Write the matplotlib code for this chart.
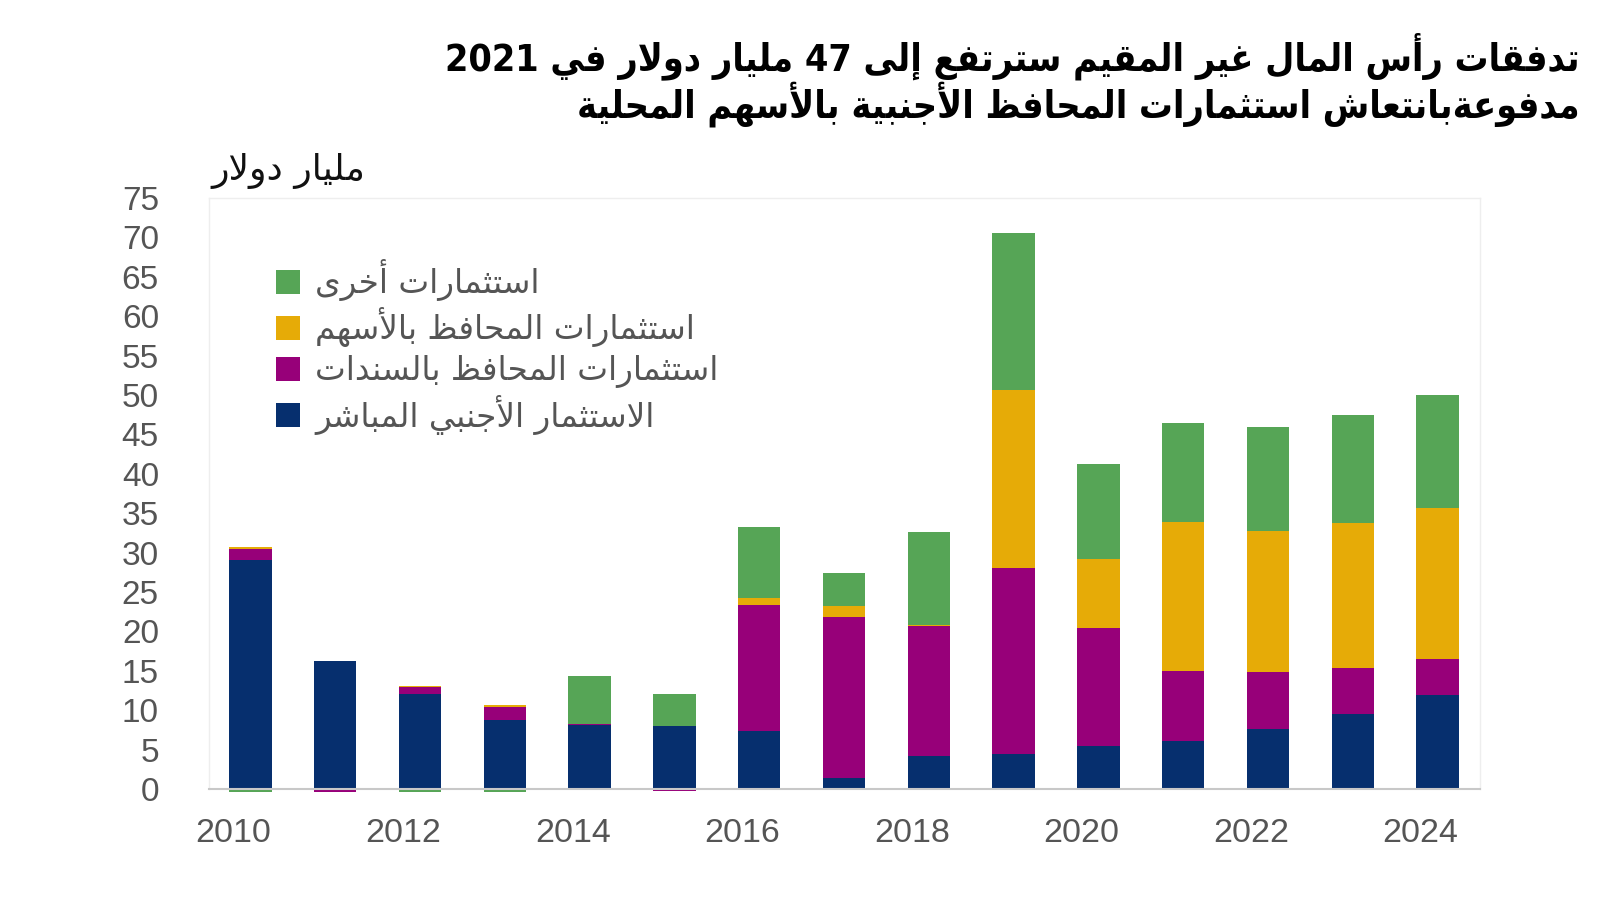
import re
import numpy as np
import matplotlib
matplotlib.use("Agg")
import matplotlib.pyplot as plt
import matplotlib.transforms as mtransforms

# ---------------- data ----------------
years = [2010, 2011, 2012, 2013, 2014, 2015, 2016, 2017, 2018, 2019, 2020, 2021, 2022, 2023, 2024]
fdi    = [29.1, 16.2, 12.1, 8.8, 8.1, 8.0, 7.4, 1.4, 4.2, 4.5, 5.4, 6.1, 7.6, 9.5, 11.9]
bonds  = [1.4, -0.4, 0.9, 1.6, 0.2, -0.3, 16.0, 20.4, 16.5, 23.5, 15.0, 8.9, 7.2, 5.8, 4.6]
equity = [0.2, 0.0, 0.1, 0.2, 0.0, 0.0, 0.8, 1.4, 0.1, 22.6, 8.8, 18.9, 18.0, 18.5, 19.1]
other  = [-0.4, 0.0, -0.4, -0.4, 6.0, 4.0, 9.1, 4.2, 11.8, 19.9, 12.0, 12.5, 13.1, 13.7, 14.4]

series_labels = ["الاستثمار الأجنبي المباشر",
                 "استثمارات المحافظ بالسندات",
                 "استثمارات المحافظ بالأسهم",
                 "استثمارات أخرى"]
title_line1 = "تدفقات رأس المال غير المقيم سترتفع إلى 47 مليار دولار في 2021"
title_line2 = "مدفوعةبانتعاش استثمارات المحافظ الأجنبية بالأسهم المحلية"
y_unit = "مليار دولار"
xtick_years = [2010, 2012, 2014, 2016, 2018, 2020, 2022, 2024]
yticks = list(range(0, 80, 5))

colors = ["#062f6e", "#970079", "#e6ab07", "#56a556"]

# ---------------- minimal Arabic shaping ----------------
TABLE = {0x0621: (0xFE80, 1), 0x0622: (0xFE81, 2), 0x0623: (0xFE83, 2), 0x0624: (0xFE85, 2),
         0x0625: (0xFE87, 2), 0x0626: (0xFE89, 4), 0x0627: (0xFE8D, 2), 0x0628: (0xFE8F, 4),
         0x0629: (0xFE93, 2), 0x062A: (0xFE95, 4), 0x062B: (0xFE99, 4), 0x062C: (0xFE9D, 4),
         0x062D: (0xFEA1, 4), 0x062E: (0xFEA5, 4), 0x062F: (0xFEA9, 2), 0x0630: (0xFEAB, 2),
         0x0631: (0xFEAD, 2), 0x0632: (0xFEAF, 2), 0x0633: (0xFEB1, 4), 0x0634: (0xFEB5, 4),
         0x0635: (0xFEB9, 4), 0x0636: (0xFEBD, 4), 0x0637: (0xFEC1, 4), 0x0638: (0xFEC5, 4),
         0x0639: (0xFEC9, 4), 0x063A: (0xFECD, 4), 0x0641: (0xFED1, 4), 0x0642: (0xFED5, 4),
         0x0643: (0xFED9, 4), 0x0644: (0xFEDD, 4), 0x0645: (0xFEE1, 4), 0x0646: (0xFEE5, 4),
         0x0647: (0xFEE9, 4), 0x0648: (0xFEED, 2), 0x0649: (0xFEEF, 2), 0x064A: (0xFEF1, 4)}
LAMALEF = {0x0622: 0xFEF5, 0x0623: 0xFEF7, 0x0625: 0xFEF9, 0x0627: 0xFEFB}


def shape(s):
    out = []
    i = 0
    prev_joins = False
    while i < len(s):
        c = ord(s[i])
        if c in TABLE:
            base, n = TABLE[c]
            if c == 0x0644 and i + 1 < len(s) and ord(s[i + 1]) in LAMALEF:
                lig = LAMALEF[ord(s[i + 1])]
                out.append(chr(lig + 1 if prev_joins else lig))
                prev_joins = False
                i += 2
                continue
            nxt = ord(s[i + 1]) if i + 1 < len(s) else None
            next_ok = nxt in TABLE and TABLE[nxt][1] > 1
            can_left = n == 4
            jn = can_left and next_ok
            jp = prev_joins and n > 1
            if n == 1:
                f = base
            elif jp and jn:
                f = base + 3
            elif jp:
                f = base + 1
            elif jn:
                f = base + 2
            else:
                f = base
            out.append(chr(f))
            prev_joins = can_left
        else:
            out.append(s[i])
            prev_joins = False
        i += 1
    return "".join(out)


def ar(s):
    r = shape(s)[::-1]
    return re.sub(r"[0-9]+", lambda m: m.group(0)[::-1], r)


# ---------------- plot ----------------
fig = plt.figure(figsize=(16, 9), dpi=100)
ax = fig.add_axes([0.1306, 0.1233, 0.7944, 0.6567])

x = np.arange(len(years))
pos = np.zeros(len(years))
neg = np.zeros(len(years))
handles = []
for vals, col, lab in zip([fdi, bonds, equity, other], colors, series_labels):
    v = np.array(vals, dtype=float)
    bottom = np.where(v >= 0, pos, neg)
    b = ax.bar(x, v, width=0.5, bottom=bottom, color=col, edgecolor="none",
               label=ar(lab), clip_on=False, zorder=3)
    handles.append(b)
    pos = pos + np.where(v > 0, v, 0)
    neg = neg + np.where(v < 0, v, 0)

ax.set_xlim(-0.49, 14.5)
ax.set_ylim(0, 75)
ax.set_yticks(yticks)
ax.set_yticklabels([str(t) for t in yticks], fontsize=24, color="#555555",
                   family=["Liberation Sans", "DejaVu Sans"])
ax.set_xticks([years.index(y) for y in xtick_years])
ax.set_xticklabels([str(y) for y in xtick_years], fontsize=24.5, color="#555555",
                   family=["Liberation Sans", "DejaVu Sans"])
ax.tick_params(axis="y", length=0, pad=36)
ax.tick_params(axis="x", length=0, pad=21)
offset = mtransforms.ScaledTranslation(-17 / 100, 0, fig.dpi_scale_trans)
for lbl in ax.get_xticklabels():
    lbl.set_transform(lbl.get_transform() + offset)

for sp in ["top", "right", "left"]:
    ax.spines[sp].set_color("#eeeeee")
    ax.spines[sp].set_linewidth(1)
ax.spines["bottom"].set_color("#c8c8c8")
ax.spines["bottom"].set_linewidth(1.5)
ax.spines["bottom"].set_zorder(4)

leg = ax.legend(handles=handles[::-1], loc="upper left", bbox_to_anchor=(0.0424, 0.919),
                frameon=False, handlelength=0.75, handleheight=0.75, handletextpad=0.45,
                labelspacing=0.2, borderaxespad=0,
                prop={"family": "DejaVu Sans", "size": 23.5})
for t in leg.get_texts():
    t.set_color("#555555")

fig.text(0.9875, 0.938, ar(title_line1), ha="right", va="center", fontsize=27,
         fontweight="bold", fontstretch="condensed", family="DejaVu Sans", color="#000000")
fig.text(0.9875, 0.884, ar(title_line2), ha="right", va="center", fontsize=27,
         fontweight="bold", fontstretch="condensed", family="DejaVu Sans", color="#000000")
fig.text(0.132, 0.81, ar(y_unit), ha="left", va="center", fontsize=26,
         family="DejaVu Sans", color="#111111")

fig.savefig("out.png", dpi=100, facecolor="white")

**Problem to solve:**
Extract the lines exactly, please: the first line of the listing, the line with "import matplotlib.transforms as mtransforms", and every line between them, but no pictures.

**Solution to this task:**
Write the matplotlib code for this chart.
import re
import numpy as np
import matplotlib
matplotlib.use("Agg")
import matplotlib.pyplot as plt
import matplotlib.transforms as mtransforms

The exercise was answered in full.